San Antonio Texas
A city of History, growing every day, and my friends Trine and Linda. What could be a better mix. Trine and Linda moved out here from Florida a couple of years ago after retiring, selling there house in Orlando in only a day or two. It ended up that they sold their home to Katrina Survivors. Because the family had barely the shirts on their backs, Linda and Trine gave them much of their furniture and Trine even gave the shirt of his back (so to speak) donating extra clothing to the family. What a nice way to begin a new life. Giving to those who were in need while being thankful for all the blessing of a good life.
Well if you knew Trine and Linda, (they’re known as The Village People because of where they live. Isn‘t that cute?) you’d know we started out by going to a couple of great Mexican restaurants (MamaCita’s for one) and a trip to a Gelato shop for Italian ice-cream! If you’ve never had it, you should give it a try. Made from milk not cream, no bubbles, little or no sugar in the ice-cream and as rich and smooth as could be. A tour of their immaculate gated community completed the day.
Did you know, over the Easter weekend, many Mexicans come to San Antonio to buy stuff they can’t get in their own country. Now isn’t that a switch. Many of the large malls have adds and directions printed to help out the shoppers and even have tour busses going to and from the hotels. Big business.
Oh and I discovered a great inexpensive seafood place called Barnacle Bill’s Seafood. For $6.00 I had Mahi-Mahi, 6 good sized shrimp, French fries, hush puppies, coleslaw, and a large ice-tea. All made to order. Nothing sitting in a warming tray.
My friends live on the north end of town which is surrounded by multiple loop highways that appear to work fairly well, though I’ve avoided any traffic rush hours. The north end looks like a completely new city unto itself. Growing in every direction possible. They even showed me Eva Longoria’s new mansion being built on top of a prominent hill. Unlike the heart of downtown that on the surface looks like a vibrant active city with historical buildings, high rises and of course the famous River Walk and Alamo. But as you walk around the city, you realize that many of the shops outside of the River Walk are closed or vacant, waiting for a revival. I’m sure it’ll come as more apartments and high-rises continue to be built.

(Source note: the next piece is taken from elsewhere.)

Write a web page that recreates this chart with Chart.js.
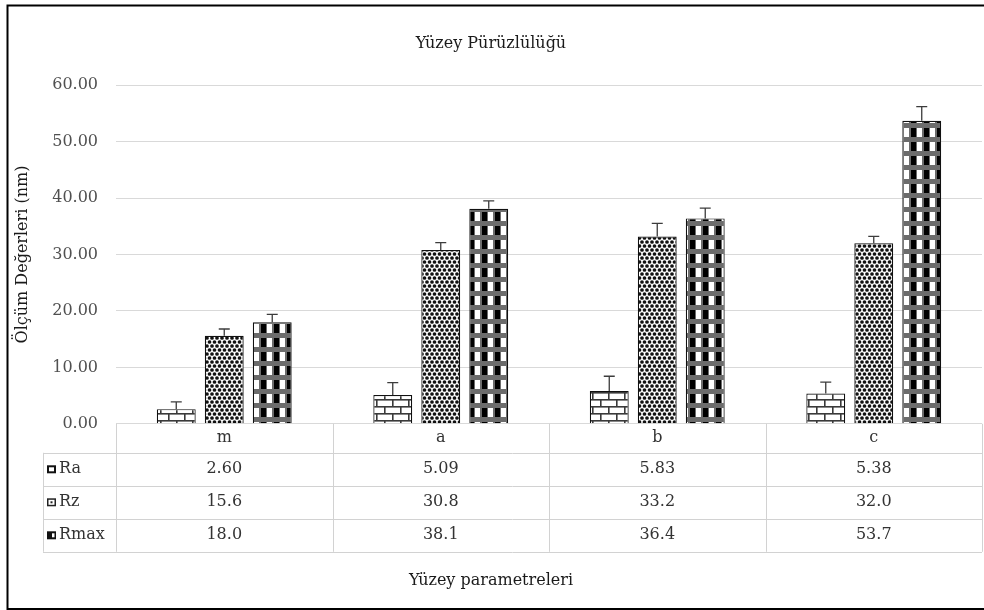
<!DOCTYPE html>
<html>
<head>
<meta charset="utf-8">
<script src="https://cdn.jsdelivr.net/npm/chart.js@4/dist/chart.umd.min.js"></script>
<style>
  html, body { margin: 0; padding: 0; background: #ffffff; overflow: hidden; }
  #wrap { width: 984px; height: 610px; }
</style>
</head>
<body>
<div id="wrap"><canvas id="c" width="984" height="610"></canvas></div>
<script>
// Surface roughness parameters per sample
const categories = ['m', 'a', 'b', 'c'];
const seriesNames = ['Ra', 'Rz', 'Rmax'];
const raValues   = [2.60, 5.09, 5.83, 5.38];
const rzValues   = [15.6, 30.8, 33.2, 32.0];
const rmaxValues = [18.0, 38.1, 36.4, 53.7];
// Standard deviations (upper error bars)
const raErrors   = [1.3, 2.2, 2.6, 2.0];
const rzErrors   = [1.2, 1.3, 2.3, 1.2];
const rmaxErrors = [1.4, 1.4, 1.8, 2.5];
// Decimals shown in the data table for each series
const tableDecimals = [2, 1, 1];
const yTicks = [0, 10, 20, 30, 40, 50, 60];

const FONT = 'DejaVu Serif';

// ---- fill patterns ----
function makeTile(w, h, draw) {
  const cv = document.createElement('canvas');
  cv.width = w; cv.height = h;
  const g = cv.getContext('2d');
  draw(g, w, h);
  return document.getElementById('c').getContext('2d').createPattern(cv, 'repeat');
}
// brick
const brickPattern = makeTile(16, 14, (g, w, h) => {
  g.fillStyle = '#ffffff'; g.fillRect(0, 0, w, h);
  g.fillStyle = '#3a3a3a';
  g.fillRect(0, 0, w, 1.6);
  g.fillRect(0, 7, w, 1.6);
  g.fillRect(0, 0, 1.6, 7);
  g.fillRect(8, 7, 1.6, 7);
});
// dots
const dotPattern = makeTile(10, 8, (g, w, h) => {
  g.fillStyle = '#ffffff'; g.fillRect(0, 0, w, h);
  g.fillStyle = '#111111';
  [[2, 2], [7, 2], [4.5, 6], [9.5, 6], [-0.5, 6]].forEach(([x, y]) => {
    g.beginPath(); g.arc(x, y, 1.85, 0, Math.PI * 2); g.fill();
  });
});
// checker / grid
const checkPattern = makeTile(13, 14, (g, w, h) => {
  g.fillStyle = '#6c6c6c'; g.fillRect(0, 0, w, h);
  g.fillStyle = '#000000'; g.fillRect(1, 2, 5, 9);
  g.fillStyle = '#ffffff'; g.fillRect(7, 2, 5, 9);
});

const seriesValues = [raValues, rzValues, rmaxValues];
const seriesErrors = [raErrors, rzErrors, rmaxErrors];
const seriesFills = [brickPattern, dotPattern, checkPattern];

// ---- plugins ----
const frame = {
  id: 'frame',
  afterDraw(chart) {
    const ctx = chart.ctx;
    ctx.save();
    ctx.strokeStyle = '#000000';
    ctx.lineWidth = 2;
    ctx.beginPath();
    ctx.moveTo(984, 5.5);
    ctx.lineTo(7.5, 5.5);
    ctx.lineTo(7.5, 609);
    ctx.lineTo(984, 609);
    ctx.stroke();
    ctx.restore();
  }
};

const errorBars = {
  id: 'errorBars',
  afterDatasetsDraw(chart) {
    const ctx = chart.ctx;
    const y = chart.scales.y;
    ctx.save();
    ctx.strokeStyle = '#3c3c3c';
    ctx.lineWidth = 1.3;
    chart.data.datasets.forEach((ds, di) => {
      const meta = chart.getDatasetMeta(di);
      meta.data.forEach((bar, i) => {
        const top = y.getPixelForValue(ds.data[i] + seriesErrors[di][i]);
        ctx.beginPath();
        ctx.moveTo(bar.x, bar.y);
        ctx.lineTo(bar.x, top);
        ctx.moveTo(bar.x - 5.5, top);
        ctx.lineTo(bar.x + 5.5, top);
        ctx.stroke();
      });
    });
    ctx.restore();
  }
};

function drawIcon(ctx, idx, x, y) {
  ctx.save();
  if (idx === 0) {
    ctx.fillStyle = '#111'; ctx.fillRect(x, y, 9, 8);
    ctx.fillStyle = '#fff'; ctx.fillRect(x + 2, y + 2, 5, 4);
  } else if (idx === 1) {
    ctx.fillStyle = '#222'; ctx.fillRect(x, y, 9, 8);
    ctx.fillStyle = '#fff'; ctx.fillRect(x + 1.5, y + 1.5, 6, 5);
    ctx.fillStyle = '#222'; ctx.fillRect(x + 3.5, y + 3, 2, 2);
  } else {
    ctx.fillStyle = '#111'; ctx.fillRect(x, y, 9, 8);
    ctx.fillStyle = '#fff'; ctx.fillRect(x + 5, y + 2, 2.5, 4);
  }
  ctx.restore();
}

const dataTable = {
  id: 'dataTable',
  afterDraw(chart) {
    const ctx = chart.ctx;
    const xs = chart.scales.x;
    const area = chart.chartArea;
    const colW = (xs.right - xs.left) / categories.length;
    const top = area.bottom;
    const headH = 29, rowH = 33, legendLeft = 43;
    const rowsTop = top + headH;
    const bottom = rowsTop + rowH * seriesNames.length;

    ctx.save();
    ctx.strokeStyle = '#d2d2d2';
    ctx.lineWidth = 1;
    ctx.beginPath();
    // vertical lines
    for (let i = 0; i <= categories.length; i++) {
      const x = Math.round(xs.left + colW * i) + 0.5;
      ctx.moveTo(x, top); ctx.lineTo(x, bottom);
    }
    ctx.moveTo(legendLeft + 0.5, rowsTop); ctx.lineTo(legendLeft + 0.5, bottom);
    // horizontal lines
    for (let r = 0; r <= seriesNames.length; r++) {
      const y = Math.round(rowsTop + rowH * r) + 0.5;
      ctx.moveTo(legendLeft, y); ctx.lineTo(xs.right, y);
    }
    ctx.stroke();

    ctx.fillStyle = '#333333';
    ctx.font = '16px "' + FONT + '"';
    ctx.textAlign = 'center';
    ctx.textBaseline = 'middle';
    categories.forEach((c, i) => {
      ctx.fillText(c, xs.getPixelForValue(i), top + headH / 2);
    });
    seriesNames.forEach((name, r) => {
      const cy = rowsTop + rowH * r + rowH / 2;
      seriesValues[r].forEach((v, i) => {
        ctx.fillText(v.toFixed(tableDecimals[r]), xs.getPixelForValue(i), cy);
      });
      drawIcon(ctx, r, legendLeft + 4, cy - 4);
      ctx.textAlign = 'left';
      ctx.fillText(name, legendLeft + 16, cy);
      ctx.textAlign = 'center';
    });
    ctx.restore();
  }
};

new Chart(document.getElementById('c'), {
  type: 'bar',
  data: {
    labels: categories,
    datasets: seriesNames.map((name, i) => ({
      label: name,
      data: seriesValues[i],
      backgroundColor: seriesFills[i],
      borderColor: '#111111',
      borderWidth: 1.2,
      categoryPercentage: 0.665,
      barPercentage: 0.81
    }))
  },
  options: {
    responsive: false,
    devicePixelRatio: 1,
    animation: false,
    layout: { padding: { left: 0, right: 2, top: 0, bottom: 0 } },
    plugins: {
      legend: { display: false },
      tooltip: { enabled: false },
      title: {
        display: true,
        text: 'Yüzey Pürüzlülüğü',
        color: '#1a1a1a',
        font: { family: FONT, size: 16, weight: 'normal' },
        padding: { top: 34, bottom: 32 }
      },
      subtitle: {
        display: true,
        position: 'bottom',
        text: 'Yüzey parametreleri',
        color: '#1a1a1a',
        font: { family: FONT, size: 16, weight: 'normal' },
        padding: { top: 8, bottom: 20 }
      }
    },
    scales: {
      x: {
        grid: { display: false },
        border: { display: false },
        ticks: { display: false },
        afterFit(scale) { scale.height = 139; }
      },
      y: {
        min: 0,
        max: 60,
        afterBuildTicks(scale) { scale.ticks = yTicks.map(v => ({ value: v })); },
        grid: { color: '#d9d9d9', lineWidth: 1, drawTicks: false },
        border: { display: false },
        ticks: {
          padding: 18,
          color: '#505050',
          font: { family: FONT, size: 16 },
          callback: v => Number(v).toFixed(2)
        },
        title: {
          display: true,
          text: 'Ölçüm Değerleri (nm)',
          color: '#1a1a1a',
          font: { family: FONT, size: 16 },
          padding: { top: 13, bottom: 0 }
        },
        afterFit(scale) { scale.width = 116; }
      }
    }
  },
  plugins: [errorBars, dataTable, frame]
});
</script>
</body>
</html>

The park I’m in, The Travelers Rv Resort, is located on the south side of town. Backing up to green space and a gulf course, The San Antonio River, an 8 mile bike path and a couple of Missions. A swim in their heated pool and hot tub at the end of a day sure is a nice touch. I’ve had to put my bike in a storage unit because they’ve had many small thefts in the area.
An easy bus ride into town costs only one buck. I road my bike to the Mission Concepcio’n and drove to The Mission San Jose’. Concepcio’n is the only Mission in it’s original state since it was in continuous use after the Spanish gave up Texas. If you go, look up at the top of the archway to the entrance of the main chapel. The native Indians added one of their own gods under the top of the arch. Conversion was never a sure thing back then.
Downtown Trine and I toured the Mercado, the Spanish Governors Palace and saw the Aztec Theatre. The Aztec is the only surviving “Exotic-Themed” movie palace in Texas. It’s like walking into a Mayan Temple. I went back a few days later to watch the free lobby show and then went into the theatre and heard the original Wurlitzer organ and viewed a large screen movie on the Mayan culture. Not to tell the whole story, but the Mayans had hundreds of books containing their history using a form of pictographs. The Franciscan Monk that first stayed with the Mayans, built his mission then burned all of their books. History destroyed.
The theatre was closed for 20 years. After two years of renovations it’s open again for the past year. Check it out at: AZTECONTHERIVER.COM San Antonio is fortunate to have a couple other old theatres like the Majestic, that are now used by the local opera and theatre groups.
A final note, the people are exceptionally friendly in Texas and I felt welcomed where ever I went. Along with the campers who always seem to be in the best of moods, I’d rate this city a warm plus. On my last day at the campground, I gave a couple a ride to a nearby med-center. The husband put a nasty gauge in his leg, requiring 8 stitches. We won’t even talk about my almost falling off the ladder. That’s another whole story.